Estado de exceção no Chile
Essa foi uma das razões para que, no dia oito de outubro, a procuradoria do Chile tenha anunciado a abertura formal de uma investigação contra o presidente. A procuradoria alegou que “o contrato em inglês nas Ilhas Virgens Britânicas não havia sido incorporado nas investigações anteriores, de 2017, criando um “fato novo”. Foi a deixa para a oposição anunciar que começaria os procedimentos de impeachment do presidente. Antes disso, entretanto, Piñera decretou um estado de exceção no sul do país.

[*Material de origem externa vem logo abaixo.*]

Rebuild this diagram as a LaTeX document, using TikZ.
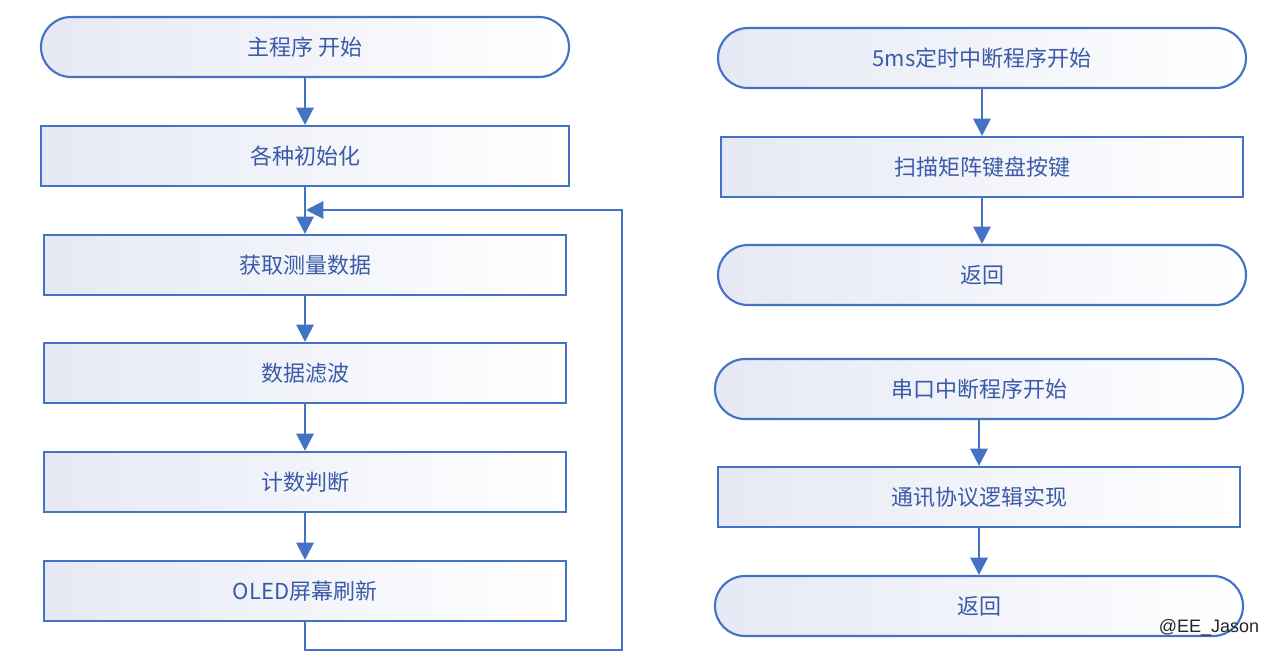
\documentclass[tikz,border=0pt]{standalone}
\usepackage{fontspec}
\setmainfont{Noto Sans CJK SC}
\newfontfamily\markfont{Liberation Sans}
\usetikzlibrary{arrows.meta}
\definecolor{lineblue}{HTML}{4472C4}
\definecolor{textblue}{HTML}{3B5BA9}
\definecolor{fillblue}{HTML}{E6E9F5}

\begin{document}
\begin{tikzpicture}[x=0.75pt,y=-0.75pt,
    box/.style={draw=lineblue, line width=1.6pt, left color=fillblue, right color=white,
      text=textblue, font=\fontsize{16.5pt}{19pt}\selectfont,
      minimum height=45pt, inner sep=0pt},
    terminal/.style={box, rounded corners=22.5pt, minimum width=396pt},
    process/.style={box, minimum width=391.5pt},
    flow/.style={draw=lineblue, line width=1.6pt, -{Triangle[length=13pt,width=13pt]}}]
  \useasboundingbox (0,0) rectangle (1279,658);

  % Main program
  \node[terminal] (mainstart) at (305,47) {主程序 开始};
  \node[box, minimum width=396pt] (init) at (305,156) {各种初始化};
  \node[process] (measure) at (305,265) {获取测量数据};
  \node[process] (filter) at (305,373) {数据滤波};
  \node[process] (count) at (305,482) {计数判断};
  \node[process] (oled) at (305,591) {OLED屏幕刷新};

  \draw[flow] (mainstart) -- (init);
  \draw[flow] (init) -- (measure);
  \draw[flow] (measure) -- (filter);
  \draw[flow] (filter) -- (count);
  \draw[flow] (count) -- (oled);

  % Loop back
  \coordinate (loopB) at (622,650);
  \coordinate (loopR) at (622,210);
  \coordinate (loopJ) at (306,210);
  \draw[flow] (oled.south) |- (loopB) -- (loopR) -- (loopJ);

  % 5ms timer interrupt
  \node[terminal] (timerstart) at (982,58) {5ms定时中断程序开始};
  \node[process] (scan) at (982,167) {扫描矩阵键盘按键};
  \node[terminal] (timerret) at (982,275) {返回};
  \draw[flow] (timerstart) -- (scan);
  \draw[flow] (scan) -- (timerret);

  % UART interrupt
  \node[terminal] (uartstart) at (979,389) {串口中断程序开始};
  \node[process] (proto) at (979,497) {通讯协议逻辑实现};
  \node[terminal] (uartret) at (979,606) {返回};
  \draw[flow] (uartstart) -- (proto);
  \draw[flow] (proto) -- (uartret);

  % Watermark
  \node[font=\markfont\fontsize{13.5pt}{15pt}\selectfont, text=black!85] (mark) at (1209,628) {@EE\_Jason};
\end{tikzpicture}
\end{document}
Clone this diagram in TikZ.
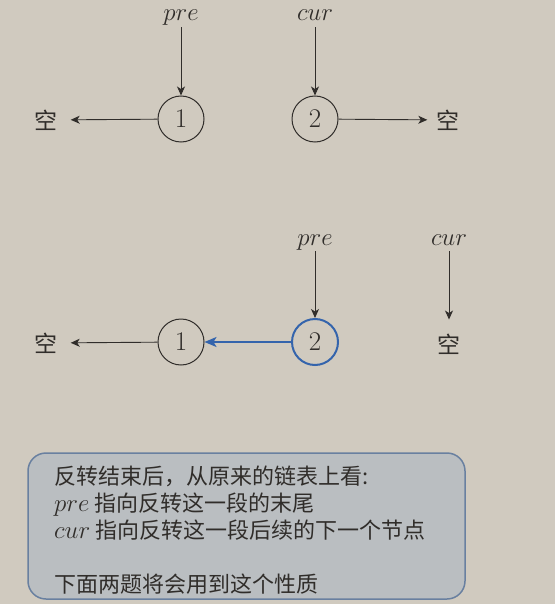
\documentclass[tikz,border=0pt]{standalone}
\usepackage{fontspec}
\newfontfamily\cjk{Noto Sans CJK SC}
\usetikzlibrary{arrows.meta}
\definecolor{bg}{RGB}{208,202,191}
\definecolor{ink}{RGB}{48,45,42}
\definecolor{lblue}{RGB}{52,100,172}
\definecolor{boxfill}{RGB}{186,190,193}
\definecolor{boxline}{RGB}{105,128,160}
\newcommand{\pv}[1]{{\fontsize{26}{27}\selectfont$#1$}}
\tikzset{
  elem/.style={circle, draw=ink, line width=1pt, minimum size=46pt, inner sep=0pt,
    font=\fontsize{27}{27}\selectfont, text=ink},
  ptr/.style={font=\fontsize{24}{24}\selectfont, text=ink, text height=0.45em,
    text depth=0.2em, inner sep=4pt, anchor=base},
  kong/.style={font=\cjk\fontsize{23}{23}\selectfont, text=ink, inner sep=0pt},
  link/.style={-{Stealth[length=9pt,width=8pt,inset=2.5pt]}, draw=ink, line width=0.9pt},
}
\begin{document}
\begin{tikzpicture}[x=1pt, y=-1pt]
  \fill[bg] (0,0) rectangle (555,604);
  \useasboundingbox (0,0) rectangle (555,604);
  % before the step
  \node[ptr] (pre1) at (181,21) {$pre$};
  \node[ptr] (cur1) at (315,21) {$cur$};
  \node[elem] (a1) at (181,119) {1};
  \node[elem] (b1) at (315,119) {2};
  \node[kong] (nl1) at (46,120) {空};
  \node[kong] (nr1) at (448,120) {空};
  \draw[link] (pre1) -- (a1);
  \draw[link] (cur1) -- (b1);
  \draw[link, shorten >=13pt] (a1) -- (nl1);
  \draw[link, shorten >=9pt] (b1) -- (nr1);
  % after the step
  \node[ptr] (pre2) at (315,245) {$pre$};
  \node[ptr] (cur2) at (449,245) {$cur$};
  \node[elem] (a2) at (181,342) {1};
  \node[elem, draw=lblue, line width=2pt] (b2) at (315,342) {2};
  \node[kong] (nl2) at (46,343) {空};
  \node[kong] (nr2) at (449,344) {空};
  \draw[link] (pre2) -- (b2);
  \draw[link, shorten >=14pt] (cur2) -- (nr2);
  \draw[link, shorten >=13pt] (a2) -- (nl2);
  \draw[-{Stealth[length=12pt,width=10pt,inset=3pt]}, draw=lblue, line width=1.8pt] (b2) -- (a2);
  % note
  \draw[boxline, fill=boxfill, line width=1.5pt, rounded corners=18pt] (28,453) rectangle (465,599);
  %\node at (246,526) {};
  \node[anchor=north west, align=left, inner sep=0pt, text=ink,
    font=\cjk\fontsize{22}{27}\selectfont] (note) at (54,466)
    {反转结束后，从原来的链表上看:\\
     \pv{pre} 指向反转这一段的末尾\\
     \pv{cur} 指向反转这一段后续的下一个节点\\[27pt]
     下面两题将会用到这个性质};
\end{tikzpicture}
\end{document}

O decreto é do dia doze de outubro e o estado de exceção e militarização se aplica às províncias de Biobío e Arauco, na região de Biobío, e de Malleco e Cautín, na região de Araucanía. “Região” é o homólogo chileno ao estado no Brasil. Ele é válido por quinze dias e pode ser prorrogado. Com o texto, as províncias ficam sob um comandante de defesa nacional, designado pelo presidente. Algo similar à intervenção federal que ocorreu no estado brasileiro do Rio de Janeiro.
Supostamente, o decreto é devido aos protestos e choques entre indígenas mapuche, cerca de 1,7 milhão de pessoas, pouco menos que 10% da população nacional, e fazendeiros e empresas. No centro desses protestos está a posse de terras, especialmente as exploradas pela indústria madeireira. As lideranças mapuche alegam que, como a constituição pinochetista do Chile não reconhece as populações indígenas, aspectos legais do reconhecimento de propriedade de terras originalmente ocupadas foram prejudicadas.
O aumento da violência também teria ligação com um aumento do crime organizado, com o governo usando até a retórica de “atos terroristas”. Tanto indígenas quanto madeireiros formaram grupos armados para a defesa de seus interesses. Como consequência do decreto, as Forças Armadas poderão “fornecer apoio logístico, tecnológico, de comunicações, vigilância, patrulhamento e transporte a todos os procedimentos policiais que se desenvolvem nas províncias declaradas em Estado de Exceção”.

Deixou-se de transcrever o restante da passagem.